Do NOT route to the DLQ:

  • Normal variance in output length or style
  • Expected empty results (user asked about something that does not exist)
  • Intentional fallbacks within designed degradation boundaries
  • Executions that completed within budget on the first attempt

The Operational Payoff

Teams that implement agent DLQs report three immediate benefits:

Failure mode discovery. You cannot fix what you cannot see. DLQs reveal failure patterns you did not know existed — a particular tool that fails every Tuesday during batch processing, a retrieval source that degrades under concurrent load, a prompt that produces low-confidence outputs for certain input patterns. This connects to the broader challenge of observability for AI systems — DLQs are the missing observability layer for decision quality.

Quality trend tracking. By measuring DLQ volume over time, you get a leading indicator of system health. Rising DLQ volume means something is degrading — often days before users notice. This is the AI equivalent of error budget burn rate in SRE.

Regression detection. When you deploy a new model version, prompt change, or tool integration, DLQ volume tells you immediately whether quality improved or degraded. No need to wait for user feedback or run manual evaluations. The approach aligns with how teams practicing eval-driven development use automated signals to catch regressions.

The investment is modest — a metadata sidecar, an async evaluator, and a pattern aggregator. The return is transforming your agent system from a black box that either works or does not into an observable system where you can see exactly where and how quality degrades.

Implementation Priorities

If you are building this today:

  1. Start with tool call wrappers. Capture success/failure/ambiguous for every external call. This alone reveals more than most teams have visibility into.
  2. Define three quality envelopes: response completeness, latency budget, and confidence threshold. Route violations to a simple queue (even a database table works initially).
  3. Build a daily digest that groups dead letters by pattern. Do not alert on individual items.
  4. Add replay capability once you have enough volume to justify it.
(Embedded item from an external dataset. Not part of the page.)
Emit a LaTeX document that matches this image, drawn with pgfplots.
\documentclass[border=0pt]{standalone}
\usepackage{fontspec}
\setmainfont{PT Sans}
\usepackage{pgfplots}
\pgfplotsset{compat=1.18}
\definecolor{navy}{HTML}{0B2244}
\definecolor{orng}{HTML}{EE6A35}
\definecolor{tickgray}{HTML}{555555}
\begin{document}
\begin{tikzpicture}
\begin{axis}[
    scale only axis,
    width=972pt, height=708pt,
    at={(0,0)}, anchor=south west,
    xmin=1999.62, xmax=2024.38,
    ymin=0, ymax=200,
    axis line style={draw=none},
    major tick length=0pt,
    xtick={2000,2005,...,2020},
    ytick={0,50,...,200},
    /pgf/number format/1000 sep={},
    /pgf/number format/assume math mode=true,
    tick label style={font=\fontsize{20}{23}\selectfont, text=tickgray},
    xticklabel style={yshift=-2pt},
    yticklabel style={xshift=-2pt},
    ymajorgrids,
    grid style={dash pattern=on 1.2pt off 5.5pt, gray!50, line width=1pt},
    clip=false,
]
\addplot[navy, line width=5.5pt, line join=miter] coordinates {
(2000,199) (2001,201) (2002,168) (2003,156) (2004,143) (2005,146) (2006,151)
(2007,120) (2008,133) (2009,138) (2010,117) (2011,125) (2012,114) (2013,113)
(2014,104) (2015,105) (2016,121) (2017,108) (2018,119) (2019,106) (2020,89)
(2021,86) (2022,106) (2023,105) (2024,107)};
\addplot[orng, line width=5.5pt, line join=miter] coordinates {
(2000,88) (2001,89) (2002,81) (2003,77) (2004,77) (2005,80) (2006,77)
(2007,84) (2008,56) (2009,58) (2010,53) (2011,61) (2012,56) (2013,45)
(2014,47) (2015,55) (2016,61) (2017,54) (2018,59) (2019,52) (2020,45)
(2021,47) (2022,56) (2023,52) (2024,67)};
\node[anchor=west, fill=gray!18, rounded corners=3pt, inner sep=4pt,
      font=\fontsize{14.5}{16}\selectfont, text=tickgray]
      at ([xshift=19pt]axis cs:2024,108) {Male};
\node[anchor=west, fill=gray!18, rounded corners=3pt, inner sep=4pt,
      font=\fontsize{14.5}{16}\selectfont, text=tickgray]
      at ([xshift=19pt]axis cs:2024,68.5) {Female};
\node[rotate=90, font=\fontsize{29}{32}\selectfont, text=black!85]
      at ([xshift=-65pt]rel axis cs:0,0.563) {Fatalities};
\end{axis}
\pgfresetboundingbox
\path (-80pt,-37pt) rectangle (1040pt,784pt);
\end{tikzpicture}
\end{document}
The teams running production AI systems successfully — the ones whose agents actually improve over time rather than slowly degrading — all have some version of this pattern. They know what their agents fail at because they built infrastructure to capture the failures that agents themselves do not report. The parallel to how the best research operations track insight quality is direct: you measure what matters, or you fly blind.